Each line of the listing must be transcribed exactly, except for the images, which should be excluded.

— start of Data supplied —

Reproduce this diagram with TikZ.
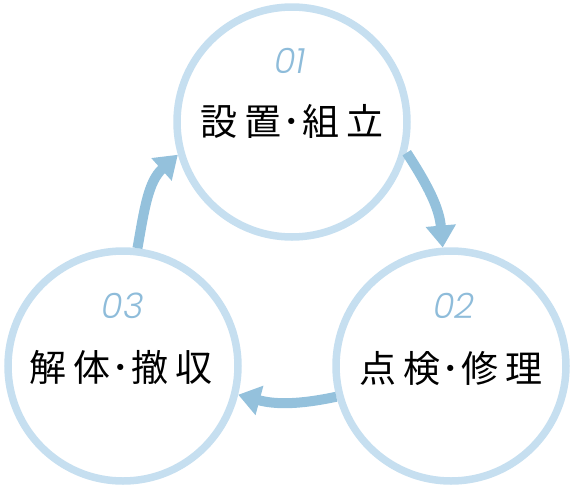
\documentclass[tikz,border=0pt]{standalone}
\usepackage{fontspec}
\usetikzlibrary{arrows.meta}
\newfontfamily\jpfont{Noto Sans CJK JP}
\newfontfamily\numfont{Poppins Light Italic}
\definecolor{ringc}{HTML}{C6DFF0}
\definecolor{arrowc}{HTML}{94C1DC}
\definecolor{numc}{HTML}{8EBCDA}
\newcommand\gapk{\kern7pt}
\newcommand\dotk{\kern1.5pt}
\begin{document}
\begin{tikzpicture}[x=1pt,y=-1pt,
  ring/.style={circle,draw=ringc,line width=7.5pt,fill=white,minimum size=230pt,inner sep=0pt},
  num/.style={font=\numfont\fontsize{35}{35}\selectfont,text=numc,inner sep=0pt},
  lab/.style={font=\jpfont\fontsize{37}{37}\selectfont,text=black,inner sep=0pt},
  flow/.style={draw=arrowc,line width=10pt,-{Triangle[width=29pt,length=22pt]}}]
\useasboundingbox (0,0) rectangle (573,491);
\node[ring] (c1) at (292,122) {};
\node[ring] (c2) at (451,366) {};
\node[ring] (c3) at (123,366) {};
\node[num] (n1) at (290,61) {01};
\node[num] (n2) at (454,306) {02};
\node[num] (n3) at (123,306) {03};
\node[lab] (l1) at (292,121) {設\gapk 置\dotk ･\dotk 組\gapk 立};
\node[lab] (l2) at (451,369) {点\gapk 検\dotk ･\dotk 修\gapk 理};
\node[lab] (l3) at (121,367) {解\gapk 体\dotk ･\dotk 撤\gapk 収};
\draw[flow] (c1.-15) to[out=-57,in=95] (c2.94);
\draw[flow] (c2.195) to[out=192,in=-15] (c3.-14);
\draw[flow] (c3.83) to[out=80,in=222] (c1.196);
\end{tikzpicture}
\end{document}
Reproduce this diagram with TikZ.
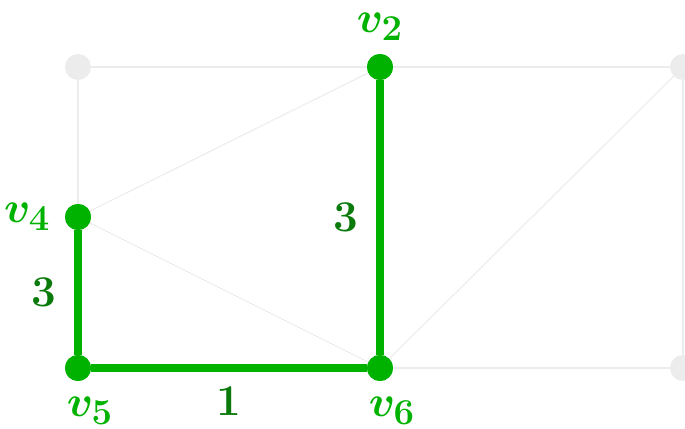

— end of Data supplied —

### Written response
Reproduce this diagram with TikZ.
\documentclass[tikz,border=0pt]{standalone}
\usepackage{fontspec}
\usetikzlibrary{arrows.meta}
\newfontfamily\jpfont{Noto Sans CJK JP}
\newfontfamily\numfont{Poppins Light Italic}
\definecolor{ringc}{HTML}{C6DFF0}
\definecolor{arrowc}{HTML}{94C1DC}
\definecolor{numc}{HTML}{8EBCDA}
\newcommand\gapk{\kern7pt}
\newcommand\dotk{\kern1.5pt}
\begin{document}
\begin{tikzpicture}[x=1pt,y=-1pt,
  ring/.style={circle,draw=ringc,line width=7.5pt,fill=white,minimum size=230pt,inner sep=0pt},
  num/.style={font=\numfont\fontsize{35}{35}\selectfont,text=numc,inner sep=0pt},
  lab/.style={font=\jpfont\fontsize{37}{37}\selectfont,text=black,inner sep=0pt},
  flow/.style={draw=arrowc,line width=10pt,-{Triangle[width=29pt,length=22pt]}}]
\useasboundingbox (0,0) rectangle (573,491);
\node[ring] (c1) at (292,122) {};
\node[ring] (c2) at (451,366) {};
\node[ring] (c3) at (123,366) {};
\node[num] (n1) at (290,61) {01};
\node[num] (n2) at (454,306) {02};
\node[num] (n3) at (123,306) {03};
\node[lab] (l1) at (292,121) {設\gapk 置\dotk ･\dotk 組\gapk 立};
\node[lab] (l2) at (451,369) {点\gapk 検\dotk ･\dotk 修\gapk 理};
\node[lab] (l3) at (121,367) {解\gapk 体\dotk ･\dotk 撤\gapk 収};
\draw[flow] (c1.-15) to[out=-57,in=95] (c2.94);
\draw[flow] (c2.195) to[out=192,in=-15] (c3.-14);
\draw[flow] (c3.83) to[out=80,in=222] (c1.196);
\end{tikzpicture}
\end{document}
Reproduce this diagram with TikZ.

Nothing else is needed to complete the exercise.